Repeat the listing that follows, character for character, minus the pictures.

++++++

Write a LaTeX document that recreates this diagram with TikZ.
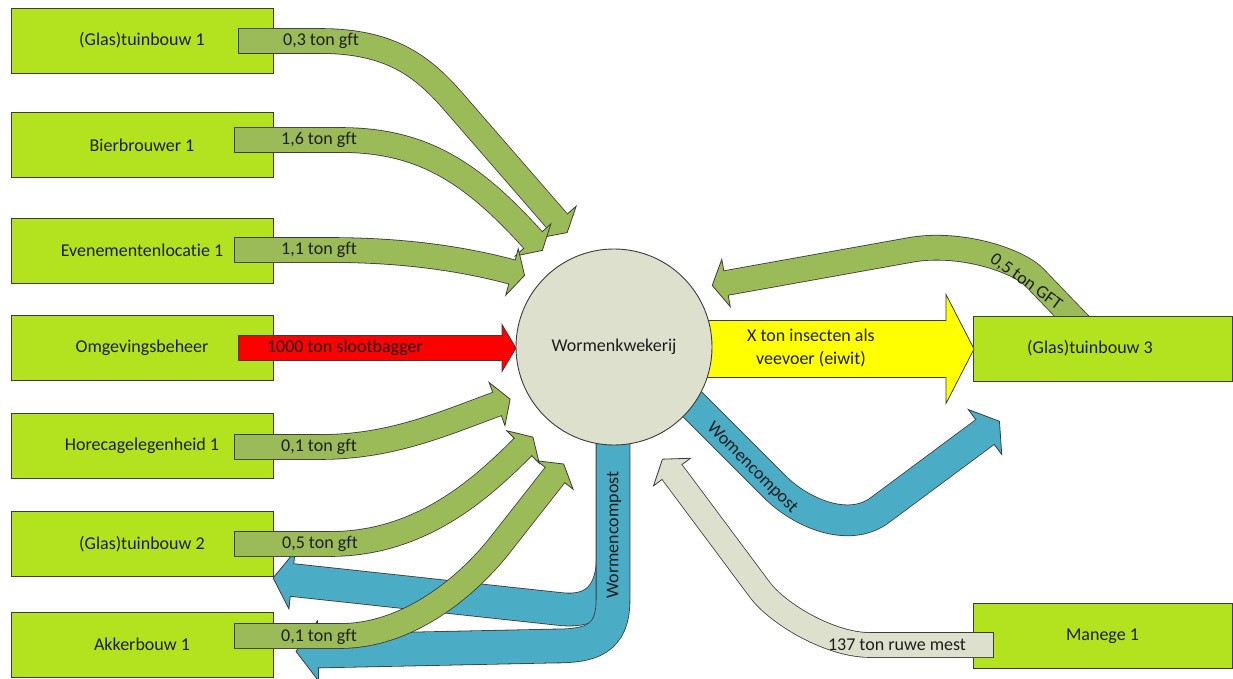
\documentclass[tikz,border=0pt]{standalone}
\usepackage{fontspec}
\setmainfont{Carlito}[Ligatures=CommonOff]
\usetikzlibrary{decorations.markings,calc}
\definecolor{boxfill}{HTML}{B3E21F}
\definecolor{edgecol}{HTML}{3C3C3C}
\definecolor{gflow}{HTML}{9BBB59}
\definecolor{bflow}{HTML}{4BACC6}
\definecolor{hub}{HTML}{DDE0CD}
\definecolor{txt}{HTML}{1E1E1E}
\definecolor{redflow}{HTML}{FF0000}
\definecolor{yelflow}{HTML}{FFFF00}
% #1 fill colour, #2 shaft width, #3 head width, #4 head length, #5 path
\newcommand\flowarrow[5]{%
  \draw[edgecol, line width=#2+1.6] #5;
  \draw[#1, line width=#2,
    postaction={decorate, decoration={markings,
      mark=at position 0 with {\draw[edgecol, line width=0.8] (0,-#2/2-0.8) -- (0,#2/2+0.8);},
      mark=at position 1 with {%
        \fill[#1] (-0.8,-#2/2) -- (-0.8,#2/2) -- (0,#2/2) -- (0,#3/2) -- (#4,0) -- (0,-#3/2) -- (0,-#2/2) -- cycle;
        \draw[edgecol, line width=0.8, line join=miter] (0,#2/2) -- (0,#3/2) -- (#4,0) -- (0,-#3/2) -- (0,-#2/2);}}}] #5;
}
\begin{document}
\begin{tikzpicture}[x=1pt, y=-1pt, font=\fontsize{18}{21}\selectfont,
  box/.style={draw=edgecol, line width=0.9pt, fill=boxfill, minimum width=262pt, minimum height=65pt, inner sep=0pt, text=txt},
  lbl/.style={text=txt, inner sep=0pt}]
\useasboundingbox (0,0) rectangle (1233,679);
\clip (0,0) rectangle (1233,679);
\fill[white] (0,0) rectangle (1233,679);

% return flow from (Glas)tuinbouw 3 (tail hidden under its box)
\coordinate (g8s) at (1085,330);
\coordinate (g8e) at (726,283);
\flowarrow{gflow}{24}{48}{14}{(g8s) -- (1035,278) .. controls (1018,260) and (959,241) .. (910,250) -- (g8e)}

% boxes
\node[box] (g1) at (142,40.5) {(Glas)tuinbouw 1};
\node[box] (bb) at (142,145) {Bierbrouwer 1};
\node[box] (ev) at (142,250.5) {Evenementenlocatie 1};
\node[box] (om) at (142,348) {Omgevingsbeheer};
\node[box] (ho) at (142,446) {Horecagelegenheid 1};
\node[box] (g2) at (142,544) {(Glas)tuinbouw 2};
\node[box] (ak) at (142,644.5) {Akkerbouw 1};
\node[box, minimum width=259pt] (g3) at (1102.5,348.5) {\hspace*{-25pt}(Glas)tuinbouw 3};
\node[box, minimum width=259pt] (ma) at (1102.5,636) {Manege 1};

\coordinate (hubc) at (614,347);

% blue compost flows
\coordinate (b1s) at (613,430);
\coordinate (b1e) at (292,580);
\flowarrow{bflow}{32}{58}{19}{(b1s) -- (613,555) .. controls (613,595) and (595,613) .. (560,609) -- (b1e)}
\coordinate (b2s) at (613,430);
\coordinate (b2e) at (318,651);
\flowarrow{bflow}{33}{60}{22}{(b2s) -- (613,600) .. controls (613,640) and (590,646) .. (555,646) -- (b2e)}
\coordinate (b3s) at (680,392);
\coordinate (b3e) at (985,432);
\flowarrow{bflow}{30}{56}{18}{(b3s) -- (775,487) .. controls (800,512) and (848,534) .. (880,510) -- (b3e)}

% green gft flows
\coordinate (a1s) at (238,41);  \coordinate (a1e) at (558,222);
\coordinate (a2s) at (234,140); \coordinate (a2e) at (533,240);
\coordinate (a3s) at (234,250); \coordinate (a3e) at (512,272);
\coordinate (a5s) at (234,447); \coordinate (a5e) at (497,404);
\coordinate (a6s) at (234,544); \coordinate (a6e) at (523,447);
\coordinate (a7s) at (234,636); \coordinate (a7e) at (555,475);
\flowarrow{gflow}{24}{48}{14}{(a1s) -- (320,41) .. controls (390,41) and (422,66) .. (452,100) -- (a1e)}
\flowarrow{gflow}{24}{48}{14}{(a2s) -- (340,140) .. controls (420,140) and (470,170) .. (a2e)}
\flowarrow{gflow}{24}{48}{13}{(a3s) -- (330,250) .. controls (400,250) and (460,258) .. (a3e)}
\flowarrow{gflow}{24}{46}{14}{(a5s) -- (320,447) .. controls (390,447) and (440,425) .. (a5e)}
\flowarrow{gflow}{24}{46}{14}{(a6s) -- (330,544) .. controls (420,544) and (480,490) .. (a6e)}
\flowarrow{gflow}{24}{46}{14}{(a7s) -- (340,636) .. controls (415,636) and (475,577) .. (500,545) -- (a7e)}

% sludge
\coordinate (rs) at (238,348); \coordinate (re) at (502,348);
\flowarrow{redflow}{24}{47}{14}{(rs) -- (re)}

% insects
\coordinate (ys) at (700,349); \coordinate (ye) at (946,349);
\flowarrow{yelflow}{56}{109}{28}{(ys) -- (ye)}

% manure
\coordinate (ms) at (993,645); \coordinate (me) at (672,472);
\flowarrow{hub}{24}{46}{16}{(ms) -- (870,645) .. controls (830,645) and (778,614) .. (760,590) -- (me)}

% hub
\node[circle, draw=edgecol, line width=0.9pt, fill=hub, minimum size=196pt, inner sep=0pt, text=txt] (wk) at (hubc) {Wormenkwekerij};

% labels
\node[lbl] (l1) at (321,41) {0,3 ton gft};
\node[lbl] (l2) at (319,140) {1,6 ton gft};
\node[lbl] (l3) at (319,250) {1,1 ton gft};
\node[lbl] (l5) at (319,447) {0,1 ton gft};
\node[lbl] (l6) at (320,544) {0,5 ton gft};
\node[lbl] (l7) at (319,637) {0,1 ton gft};
\node[lbl] (lr) at (345,348) {1000 ton slootbagger};
\node[lbl, align=center, font=\fontsize{18}{23}\selectfont] (ly) at (811,348) {X ton insecten als\\veevoer (eiwit)};
\node[lbl, rotate=-45] (lb3) at (752,468) {Womencompost};
\node[lbl, rotate=90] (lb2) at (614,535) {Wormencompost};
\node[lbl, rotate=-36] (lg8) at (1026,282) {0,5 ton GFT};
\node[lbl] (lm) at (897,645) {137 ton ruwe mest};
\end{tikzpicture}
\end{document}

++++++

**Written answer:**
Write a LaTeX document that recreates this diagram with TikZ.
\documentclass[tikz,border=0pt]{standalone}
\usepackage{fontspec}
\setmainfont{Carlito}[Ligatures=CommonOff]
\usetikzlibrary{decorations.markings,calc}
\definecolor{boxfill}{HTML}{B3E21F}
\definecolor{edgecol}{HTML}{3C3C3C}
\definecolor{gflow}{HTML}{9BBB59}
\definecolor{bflow}{HTML}{4BACC6}
\definecolor{hub}{HTML}{DDE0CD}
\definecolor{txt}{HTML}{1E1E1E}
\definecolor{redflow}{HTML}{FF0000}
\definecolor{yelflow}{HTML}{FFFF00}
% #1 fill colour, #2 shaft width, #3 head width, #4 head length, #5 path
\newcommand\flowarrow[5]{%
  \draw[edgecol, line width=#2+1.6] #5;
  \draw[#1, line width=#2,
    postaction={decorate, decoration={markings,
      mark=at position 0 with {\draw[edgecol, line width=0.8] (0,-#2/2-0.8) -- (0,#2/2+0.8);},
      mark=at position 1 with {%
        \fill[#1] (-0.8,-#2/2) -- (-0.8,#2/2) -- (0,#2/2) -- (0,#3/2) -- (#4,0) -- (0,-#3/2) -- (0,-#2/2) -- cycle;
        \draw[edgecol, line width=0.8, line join=miter] (0,#2/2) -- (0,#3/2) -- (#4,0) -- (0,-#3/2) -- (0,-#2/2);}}}] #5;
}
\begin{document}
\begin{tikzpicture}[x=1pt, y=-1pt, font=\fontsize{18}{21}\selectfont,
  box/.style={draw=edgecol, line width=0.9pt, fill=boxfill, minimum width=262pt, minimum height=65pt, inner sep=0pt, text=txt},
  lbl/.style={text=txt, inner sep=0pt}]
\useasboundingbox (0,0) rectangle (1233,679);
\clip (0,0) rectangle (1233,679);
\fill[white] (0,0) rectangle (1233,679);

% return flow from (Glas)tuinbouw 3 (tail hidden under its box)
\coordinate (g8s) at (1085,330);
\coordinate (g8e) at (726,283);
\flowarrow{gflow}{24}{48}{14}{(g8s) -- (1035,278) .. controls (1018,260) and (959,241) .. (910,250) -- (g8e)}

% boxes
\node[box] (g1) at (142,40.5) {(Glas)tuinbouw 1};
\node[box] (bb) at (142,145) {Bierbrouwer 1};
\node[box] (ev) at (142,250.5) {Evenementenlocatie 1};
\node[box] (om) at (142,348) {Omgevingsbeheer};
\node[box] (ho) at (142,446) {Horecagelegenheid 1};
\node[box] (g2) at (142,544) {(Glas)tuinbouw 2};
\node[box] (ak) at (142,644.5) {Akkerbouw 1};
\node[box, minimum width=259pt] (g3) at (1102.5,348.5) {\hspace*{-25pt}(Glas)tuinbouw 3};
\node[box, minimum width=259pt] (ma) at (1102.5,636) {Manege 1};

\coordinate (hubc) at (614,347);

% blue compost flows
\coordinate (b1s) at (613,430);
\coordinate (b1e) at (292,580);
\flowarrow{bflow}{32}{58}{19}{(b1s) -- (613,555) .. controls (613,595) and (595,613) .. (560,609) -- (b1e)}
\coordinate (b2s) at (613,430);
\coordinate (b2e) at (318,651);
\flowarrow{bflow}{33}{60}{22}{(b2s) -- (613,600) .. controls (613,640) and (590,646) .. (555,646) -- (b2e)}
\coordinate (b3s) at (680,392);
\coordinate (b3e) at (985,432);
\flowarrow{bflow}{30}{56}{18}{(b3s) -- (775,487) .. controls (800,512) and (848,534) .. (880,510) -- (b3e)}

% green gft flows
\coordinate (a1s) at (238,41);  \coordinate (a1e) at (558,222);
\coordinate (a2s) at (234,140); \coordinate (a2e) at (533,240);
\coordinate (a3s) at (234,250); \coordinate (a3e) at (512,272);
\coordinate (a5s) at (234,447); \coordinate (a5e) at (497,404);
\coordinate (a6s) at (234,544); \coordinate (a6e) at (523,447);
\coordinate (a7s) at (234,636); \coordinate (a7e) at (555,475);
\flowarrow{gflow}{24}{48}{14}{(a1s) -- (320,41) .. controls (390,41) and (422,66) .. (452,100) -- (a1e)}
\flowarrow{gflow}{24}{48}{14}{(a2s) -- (340,140) .. controls (420,140) and (470,170) .. (a2e)}
\flowarrow{gflow}{24}{48}{13}{(a3s) -- (330,250) .. controls (400,250) and (460,258) .. (a3e)}
\flowarrow{gflow}{24}{46}{14}{(a5s) -- (320,447) .. controls (390,447) and (440,425) .. (a5e)}
\flowarrow{gflow}{24}{46}{14}{(a6s) -- (330,544) .. controls (420,544) and (480,490) .. (a6e)}
\flowarrow{gflow}{24}{46}{14}{(a7s) -- (340,636) .. controls (415,636) and (475,577) .. (500,545) -- (a7e)}

% sludge
\coordinate (rs) at (238,348); \coordinate (re) at (502,348);
\flowarrow{redflow}{24}{47}{14}{(rs) -- (re)}

% insects
\coordinate (ys) at (700,349); \coordinate (ye) at (946,349);
\flowarrow{yelflow}{56}{109}{28}{(ys) -- (ye)}

% manure
\coordinate (ms) at (993,645); \coordinate (me) at (672,472);
\flowarrow{hub}{24}{46}{16}{(ms) -- (870,645) .. controls (830,645) and (778,614) .. (760,590) -- (me)}

% hub
\node[circle, draw=edgecol, line width=0.9pt, fill=hub, minimum size=196pt, inner sep=0pt, text=txt] (wk) at (hubc) {Wormenkwekerij};

% labels
\node[lbl] (l1) at (321,41) {0,3 ton gft};
\node[lbl] (l2) at (319,140) {1,6 ton gft};
\node[lbl] (l3) at (319,250) {1,1 ton gft};
\node[lbl] (l5) at (319,447) {0,1 ton gft};
\node[lbl] (l6) at (320,544) {0,5 ton gft};
\node[lbl] (l7) at (319,637) {0,1 ton gft};
\node[lbl] (lr) at (345,348) {1000 ton slootbagger};
\node[lbl, align=center, font=\fontsize{18}{23}\selectfont] (ly) at (811,348) {X ton insecten als\\veevoer (eiwit)};
\node[lbl, rotate=-45] (lb3) at (752,468) {Womencompost};
\node[lbl, rotate=90] (lb2) at (614,535) {Wormencompost};
\node[lbl, rotate=-36] (lg8) at (1026,282) {0,5 ton GFT};
\node[lbl] (lm) at (897,645) {137 ton ruwe mest};
\end{tikzpicture}
\end{document}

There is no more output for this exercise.